The effect of hydration and dehydration reactions on wave velocities in basalts

Abstract

Compressional and shear wave velocities were measured on zeolite-bearing and zeolite-free basalts at pressures up to 600 MPa and at temperatures up to 900°C. Measurements were done under dry and wet conditions in a multi-anvil pressure apparatus and in an internally heated gas apparatus at different effective pressures ( P eff): (1) with atmospheric pore pressure ( P eff= P conf), and (2) at pore pressure equal to confining pressure ( P eff=0), respectively. Temperature-induced abrupt velocity variations were found to be caused by hydration and dehydration processes. At conditions of zero effective pressure, the formation of zeolite gives rise to an increase of wave velocities at around 200°C in the zeolite-free basalt due to filling of cracks and fissures by the newly formed minerals and the coeval enhancement of grain-boundary contacts.
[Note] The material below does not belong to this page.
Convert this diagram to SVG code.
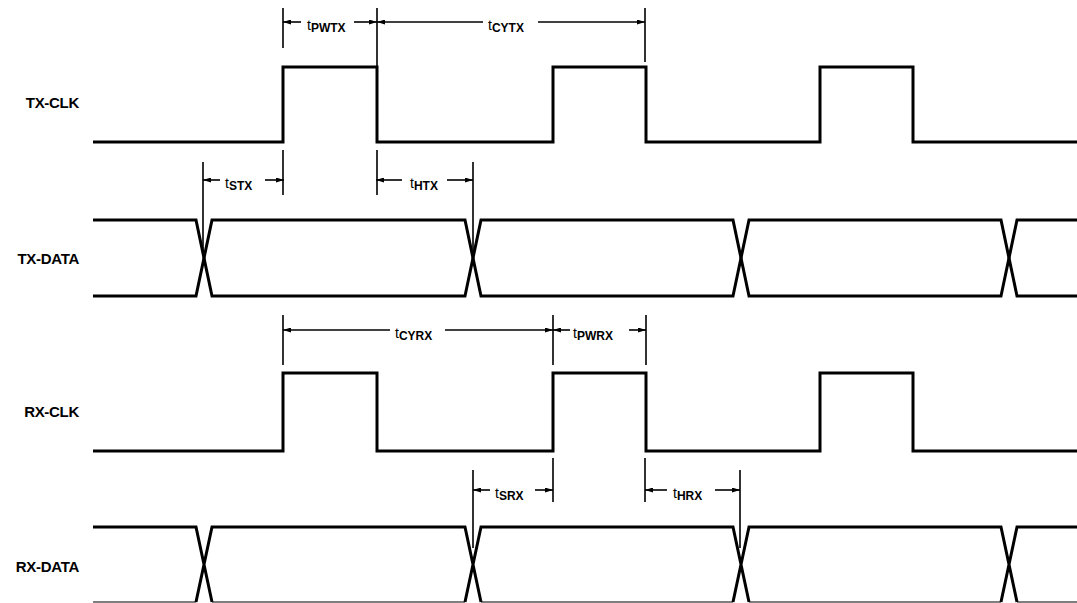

Dehydration reactions in some zeolite-bearing tholeiitic basalts at initially high effective pressures cause a significant abrupt and irreversible drop of P- and S-wave velocities at temperatures around 350°C in the initially dry rock. The declines of velocity are attributed to spontaneous lowering of effective pressure due to internally created pore pressure that induces the opening of pore spaces and reconstitution of pore geometry.